— Start Information shown —

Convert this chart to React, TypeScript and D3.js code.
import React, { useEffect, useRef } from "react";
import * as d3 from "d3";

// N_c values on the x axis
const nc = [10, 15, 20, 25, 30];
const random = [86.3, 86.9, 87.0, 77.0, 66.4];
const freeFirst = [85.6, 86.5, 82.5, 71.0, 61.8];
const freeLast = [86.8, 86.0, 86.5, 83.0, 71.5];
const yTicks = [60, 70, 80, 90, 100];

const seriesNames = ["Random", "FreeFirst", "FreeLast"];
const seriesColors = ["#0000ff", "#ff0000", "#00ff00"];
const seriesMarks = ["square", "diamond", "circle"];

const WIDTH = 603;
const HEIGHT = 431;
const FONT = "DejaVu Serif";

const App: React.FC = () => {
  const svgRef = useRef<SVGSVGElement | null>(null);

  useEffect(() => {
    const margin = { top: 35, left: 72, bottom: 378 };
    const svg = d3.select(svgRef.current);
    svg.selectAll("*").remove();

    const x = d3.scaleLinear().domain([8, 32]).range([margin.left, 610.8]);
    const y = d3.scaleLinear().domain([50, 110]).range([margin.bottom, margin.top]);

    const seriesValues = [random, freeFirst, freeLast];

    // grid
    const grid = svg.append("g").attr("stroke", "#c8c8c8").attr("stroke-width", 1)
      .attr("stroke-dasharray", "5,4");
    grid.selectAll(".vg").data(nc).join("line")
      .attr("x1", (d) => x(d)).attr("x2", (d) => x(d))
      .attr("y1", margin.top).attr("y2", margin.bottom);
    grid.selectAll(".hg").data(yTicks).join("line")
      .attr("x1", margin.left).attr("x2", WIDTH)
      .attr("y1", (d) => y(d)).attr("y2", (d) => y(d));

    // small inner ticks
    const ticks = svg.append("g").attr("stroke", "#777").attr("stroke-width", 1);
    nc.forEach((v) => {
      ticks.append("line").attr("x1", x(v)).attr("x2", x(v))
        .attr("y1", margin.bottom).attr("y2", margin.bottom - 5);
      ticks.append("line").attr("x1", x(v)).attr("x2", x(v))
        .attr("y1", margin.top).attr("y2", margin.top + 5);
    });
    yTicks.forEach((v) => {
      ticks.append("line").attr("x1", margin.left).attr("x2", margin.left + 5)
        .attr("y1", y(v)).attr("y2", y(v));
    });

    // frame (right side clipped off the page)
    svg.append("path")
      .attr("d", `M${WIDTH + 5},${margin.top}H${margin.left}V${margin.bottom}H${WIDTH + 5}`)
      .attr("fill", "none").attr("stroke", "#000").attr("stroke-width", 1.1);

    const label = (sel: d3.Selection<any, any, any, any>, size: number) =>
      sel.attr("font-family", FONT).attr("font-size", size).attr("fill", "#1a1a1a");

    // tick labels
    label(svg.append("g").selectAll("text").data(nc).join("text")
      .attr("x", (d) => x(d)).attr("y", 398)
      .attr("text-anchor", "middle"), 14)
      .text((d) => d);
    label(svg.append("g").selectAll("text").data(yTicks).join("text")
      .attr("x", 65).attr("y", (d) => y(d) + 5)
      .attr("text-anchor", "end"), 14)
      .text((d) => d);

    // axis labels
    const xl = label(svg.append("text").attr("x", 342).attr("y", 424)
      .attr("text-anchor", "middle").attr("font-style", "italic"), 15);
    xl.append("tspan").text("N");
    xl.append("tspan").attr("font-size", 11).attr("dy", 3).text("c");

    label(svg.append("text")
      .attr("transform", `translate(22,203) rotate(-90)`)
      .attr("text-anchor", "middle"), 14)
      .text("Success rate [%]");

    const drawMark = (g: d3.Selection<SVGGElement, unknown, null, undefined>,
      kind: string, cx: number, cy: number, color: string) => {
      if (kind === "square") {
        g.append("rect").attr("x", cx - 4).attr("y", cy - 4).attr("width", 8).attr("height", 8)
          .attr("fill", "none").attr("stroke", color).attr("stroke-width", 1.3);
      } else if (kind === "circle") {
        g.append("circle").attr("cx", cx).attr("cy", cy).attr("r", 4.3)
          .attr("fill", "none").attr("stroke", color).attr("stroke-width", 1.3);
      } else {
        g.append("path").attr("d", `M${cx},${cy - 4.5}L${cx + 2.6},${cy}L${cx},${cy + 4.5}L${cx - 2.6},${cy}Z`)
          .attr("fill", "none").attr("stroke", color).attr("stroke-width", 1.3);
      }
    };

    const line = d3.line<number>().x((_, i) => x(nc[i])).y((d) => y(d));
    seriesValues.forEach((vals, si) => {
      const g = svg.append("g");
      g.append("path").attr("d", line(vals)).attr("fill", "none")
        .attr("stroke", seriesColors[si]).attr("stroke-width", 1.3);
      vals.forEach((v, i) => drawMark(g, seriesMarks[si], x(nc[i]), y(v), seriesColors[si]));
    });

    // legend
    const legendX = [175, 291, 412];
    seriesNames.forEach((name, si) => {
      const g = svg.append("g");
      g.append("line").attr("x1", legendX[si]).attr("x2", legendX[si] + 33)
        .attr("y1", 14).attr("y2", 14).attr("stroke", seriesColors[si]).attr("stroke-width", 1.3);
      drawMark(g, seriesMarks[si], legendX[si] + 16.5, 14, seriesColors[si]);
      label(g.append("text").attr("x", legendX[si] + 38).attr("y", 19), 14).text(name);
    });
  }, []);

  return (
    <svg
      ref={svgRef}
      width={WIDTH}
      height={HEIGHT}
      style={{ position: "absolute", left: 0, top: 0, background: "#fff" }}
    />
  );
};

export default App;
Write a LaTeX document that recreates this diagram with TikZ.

— End Information shown —

* [Stated problem] Write down every line of the data above that includes the string "this".

* [Full output]
Convert this chart to React, TypeScript and D3.js code.
Write a LaTeX document that recreates this diagram with TikZ.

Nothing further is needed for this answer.